Something disturbs me, concerning the Kronecker $\delta$.
Assuming these hold: $$\delta_{ij}\delta_{jk}=\delta_{ik}$$ $$\delta_{ij}=\delta_{ji}$$ $$\delta_{ii}=1$$ does it follow that for every $\delta_{ij}$ we have $(\delta_{ij})^2=\delta_{ij}\delta_{ji}=\delta_{ii}=1$?
This makes no sense, as $\delta_{ij}$ can also be equal $0$.
Can anyone clear the confusion?
Edit: I am using Einstein notation. Do Kronecker deltas in Einstein notation always equal something different then zero?
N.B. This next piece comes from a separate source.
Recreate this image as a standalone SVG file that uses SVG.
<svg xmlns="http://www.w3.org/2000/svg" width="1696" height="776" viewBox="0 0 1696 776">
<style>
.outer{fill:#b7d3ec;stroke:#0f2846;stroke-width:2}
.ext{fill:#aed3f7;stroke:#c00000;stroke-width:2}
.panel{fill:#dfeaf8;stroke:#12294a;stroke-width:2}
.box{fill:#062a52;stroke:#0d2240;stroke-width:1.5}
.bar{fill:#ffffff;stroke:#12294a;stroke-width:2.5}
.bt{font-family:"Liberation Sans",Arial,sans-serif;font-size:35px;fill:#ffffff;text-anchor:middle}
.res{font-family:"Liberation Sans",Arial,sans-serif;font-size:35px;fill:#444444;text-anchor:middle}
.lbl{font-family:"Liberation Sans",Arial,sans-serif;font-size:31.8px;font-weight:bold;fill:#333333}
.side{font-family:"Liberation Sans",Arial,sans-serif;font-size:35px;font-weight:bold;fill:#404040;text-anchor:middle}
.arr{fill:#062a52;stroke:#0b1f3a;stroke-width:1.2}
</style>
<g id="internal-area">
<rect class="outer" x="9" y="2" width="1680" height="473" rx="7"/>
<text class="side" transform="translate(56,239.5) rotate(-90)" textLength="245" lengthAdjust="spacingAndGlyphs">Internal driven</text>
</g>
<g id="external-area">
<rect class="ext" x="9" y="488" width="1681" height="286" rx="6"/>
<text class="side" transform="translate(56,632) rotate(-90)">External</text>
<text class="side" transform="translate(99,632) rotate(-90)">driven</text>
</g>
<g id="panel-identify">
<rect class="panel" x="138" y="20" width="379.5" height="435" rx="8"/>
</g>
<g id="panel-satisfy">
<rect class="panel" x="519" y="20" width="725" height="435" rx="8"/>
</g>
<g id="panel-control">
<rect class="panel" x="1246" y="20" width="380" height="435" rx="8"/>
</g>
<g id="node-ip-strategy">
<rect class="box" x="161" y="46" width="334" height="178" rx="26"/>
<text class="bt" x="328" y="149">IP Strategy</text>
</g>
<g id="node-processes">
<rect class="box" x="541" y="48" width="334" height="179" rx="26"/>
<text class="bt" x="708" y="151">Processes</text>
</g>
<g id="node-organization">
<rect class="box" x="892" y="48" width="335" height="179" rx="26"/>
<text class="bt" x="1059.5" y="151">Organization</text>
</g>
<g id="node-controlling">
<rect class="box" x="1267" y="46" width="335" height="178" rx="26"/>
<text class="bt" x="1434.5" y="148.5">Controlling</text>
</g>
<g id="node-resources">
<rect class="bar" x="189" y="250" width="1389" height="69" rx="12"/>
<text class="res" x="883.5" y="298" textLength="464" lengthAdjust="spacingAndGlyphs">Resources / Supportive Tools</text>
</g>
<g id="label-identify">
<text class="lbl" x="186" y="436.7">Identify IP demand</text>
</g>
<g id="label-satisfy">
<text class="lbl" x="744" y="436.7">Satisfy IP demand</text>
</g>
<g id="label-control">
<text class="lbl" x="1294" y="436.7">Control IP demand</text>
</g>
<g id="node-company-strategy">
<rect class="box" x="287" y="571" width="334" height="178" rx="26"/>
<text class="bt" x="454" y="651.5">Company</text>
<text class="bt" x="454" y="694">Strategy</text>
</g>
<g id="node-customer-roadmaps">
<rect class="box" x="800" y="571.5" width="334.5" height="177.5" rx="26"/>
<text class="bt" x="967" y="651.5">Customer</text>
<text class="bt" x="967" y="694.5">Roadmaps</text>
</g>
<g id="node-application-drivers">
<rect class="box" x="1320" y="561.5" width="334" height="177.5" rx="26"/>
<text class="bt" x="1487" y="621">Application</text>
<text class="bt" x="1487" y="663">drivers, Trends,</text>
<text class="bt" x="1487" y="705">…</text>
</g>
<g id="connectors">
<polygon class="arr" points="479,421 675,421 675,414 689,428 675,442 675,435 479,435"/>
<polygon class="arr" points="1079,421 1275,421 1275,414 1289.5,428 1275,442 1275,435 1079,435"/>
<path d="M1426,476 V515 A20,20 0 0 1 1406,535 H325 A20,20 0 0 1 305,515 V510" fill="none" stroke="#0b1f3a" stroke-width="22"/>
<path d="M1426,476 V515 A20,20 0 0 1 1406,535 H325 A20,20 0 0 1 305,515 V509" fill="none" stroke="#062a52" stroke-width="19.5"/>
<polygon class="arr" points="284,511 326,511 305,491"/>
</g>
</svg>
For example, if $\delta_{ii}=n$, does it imply $\delta_{ij}=n^{0.5}$ for all $\delta_{ij}$?
Best Answer
You're confused about this notation, most likely because of what I suspect is the inconsistent use of summation convention.
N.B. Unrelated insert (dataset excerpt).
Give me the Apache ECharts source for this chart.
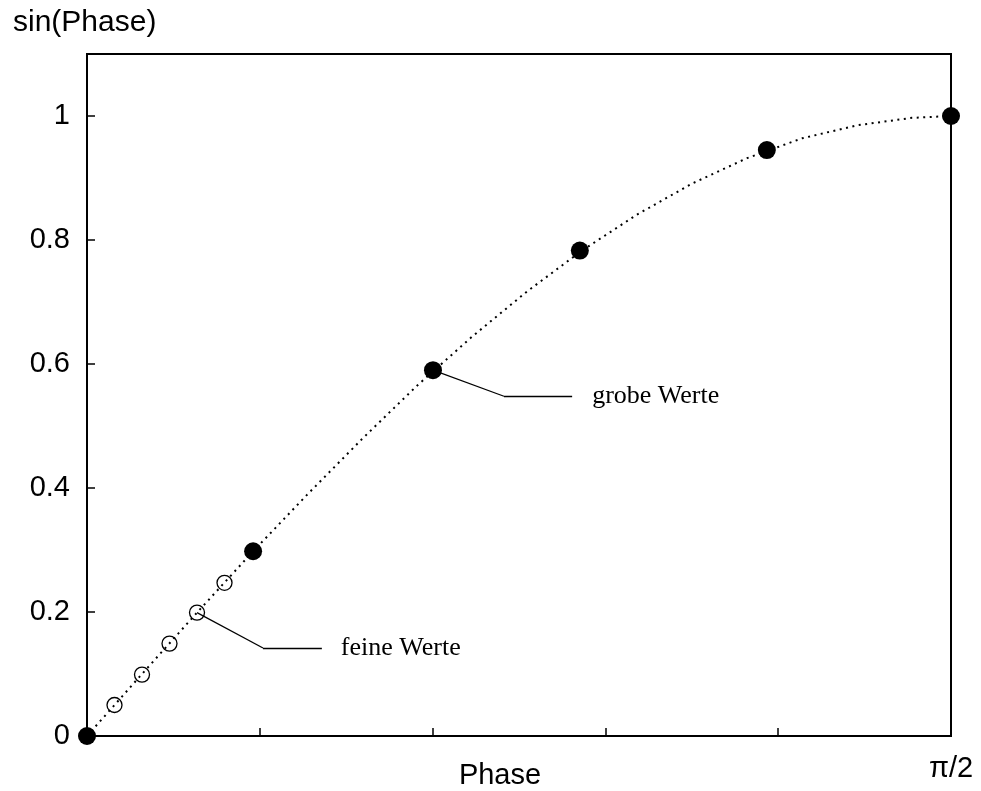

The first statement is only correct if implicitly summed over $j$: $$\sum_j \delta_{ij}\delta_{jk} = \delta_{ik}$$
The last statement however is only true if there is no summation over $i$, since generically if $i=1,2,\ldots,n$ then $$\sum_i \delta_{ii} = n$$
This inconsistency is what is causing you problems.
(Notice for example that if $n=1$ then there is no such ambiguity but indeed it is not possible for $\delta_{ij}$ to be anything other than 1!)
Edit in response to comment: To respond to your comment, no. $\delta_{ij}$ takes different values depending on what $i,j$ are. For example in 3D, $$\delta_{ij} = \pmatrix{1 & 0 & 0 \\ 0 & 1 & 0 \\ 0 & 0 & 1}_{ij}$$ Hence using summation convention, e.g. $\delta_{ii} \equiv \delta_{11} + \delta_{22} + \delta_{33} = 3$
Generally, $\delta_{ij}$ is just a thing that tells you whether or not $i = j$. If yes, then it is 1, if no, then it is 0. You can also think of these as the components of the identity matrix as suggested in the comments by Bye_World.